■ Task material:
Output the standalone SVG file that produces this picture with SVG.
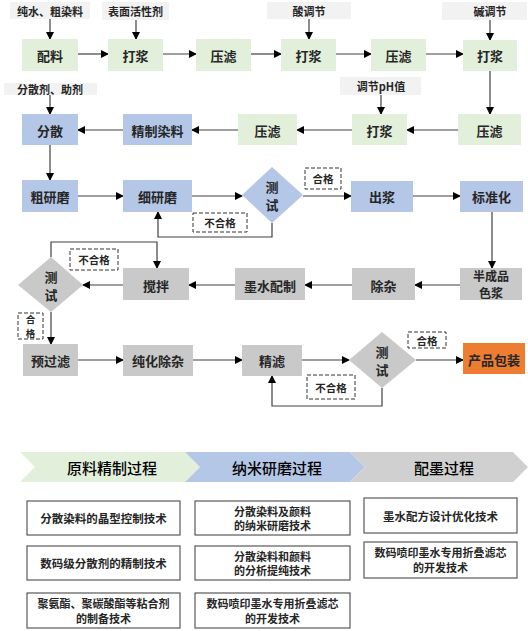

--

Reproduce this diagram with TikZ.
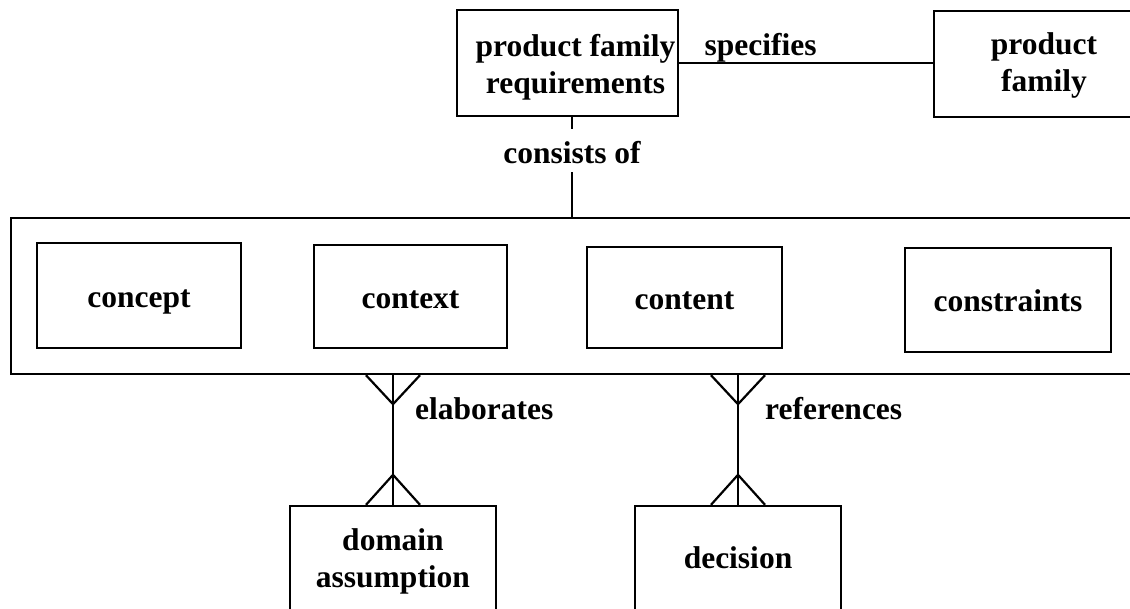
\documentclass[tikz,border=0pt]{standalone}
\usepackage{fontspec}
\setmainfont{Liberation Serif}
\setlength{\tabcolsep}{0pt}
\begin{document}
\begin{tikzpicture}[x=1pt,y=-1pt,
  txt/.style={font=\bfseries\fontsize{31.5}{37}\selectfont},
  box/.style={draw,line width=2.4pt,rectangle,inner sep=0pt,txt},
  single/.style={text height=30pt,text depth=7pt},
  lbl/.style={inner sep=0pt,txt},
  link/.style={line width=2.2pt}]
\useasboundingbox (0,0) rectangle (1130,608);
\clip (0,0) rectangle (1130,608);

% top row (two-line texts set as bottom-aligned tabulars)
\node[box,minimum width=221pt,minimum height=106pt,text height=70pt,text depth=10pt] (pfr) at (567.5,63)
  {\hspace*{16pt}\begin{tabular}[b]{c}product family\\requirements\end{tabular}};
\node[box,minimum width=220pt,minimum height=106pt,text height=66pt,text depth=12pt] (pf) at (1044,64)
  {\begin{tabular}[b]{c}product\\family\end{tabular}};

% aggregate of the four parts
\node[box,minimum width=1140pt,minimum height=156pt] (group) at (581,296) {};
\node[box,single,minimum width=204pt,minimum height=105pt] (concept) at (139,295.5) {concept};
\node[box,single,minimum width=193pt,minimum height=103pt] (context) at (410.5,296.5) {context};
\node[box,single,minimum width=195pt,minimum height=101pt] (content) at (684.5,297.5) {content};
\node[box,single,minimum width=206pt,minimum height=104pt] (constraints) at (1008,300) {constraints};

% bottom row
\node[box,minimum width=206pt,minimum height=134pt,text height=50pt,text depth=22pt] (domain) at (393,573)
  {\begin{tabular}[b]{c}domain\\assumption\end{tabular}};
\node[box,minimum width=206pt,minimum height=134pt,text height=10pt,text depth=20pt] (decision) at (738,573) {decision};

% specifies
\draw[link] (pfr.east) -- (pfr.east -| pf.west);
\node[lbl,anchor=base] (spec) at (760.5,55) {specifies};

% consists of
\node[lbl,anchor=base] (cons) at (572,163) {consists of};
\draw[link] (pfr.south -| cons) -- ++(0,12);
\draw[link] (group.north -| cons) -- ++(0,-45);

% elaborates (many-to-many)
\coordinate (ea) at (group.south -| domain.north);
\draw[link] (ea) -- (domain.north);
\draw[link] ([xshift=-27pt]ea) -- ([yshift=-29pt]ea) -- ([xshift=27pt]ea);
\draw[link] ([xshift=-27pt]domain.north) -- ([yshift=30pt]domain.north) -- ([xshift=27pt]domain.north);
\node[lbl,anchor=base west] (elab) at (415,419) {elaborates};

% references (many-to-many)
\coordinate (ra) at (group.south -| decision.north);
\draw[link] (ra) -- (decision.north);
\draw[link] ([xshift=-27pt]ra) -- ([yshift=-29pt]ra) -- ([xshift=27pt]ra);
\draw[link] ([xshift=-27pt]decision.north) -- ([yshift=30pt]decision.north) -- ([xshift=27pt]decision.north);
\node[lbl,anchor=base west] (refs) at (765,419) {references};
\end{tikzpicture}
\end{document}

■ What you should do: From the listing, copy every line where the string "standalone" appears.

■ Written reply:
Output the standalone SVG file that produces this picture with SVG.
\documentclass[tikz,border=0pt]{standalone}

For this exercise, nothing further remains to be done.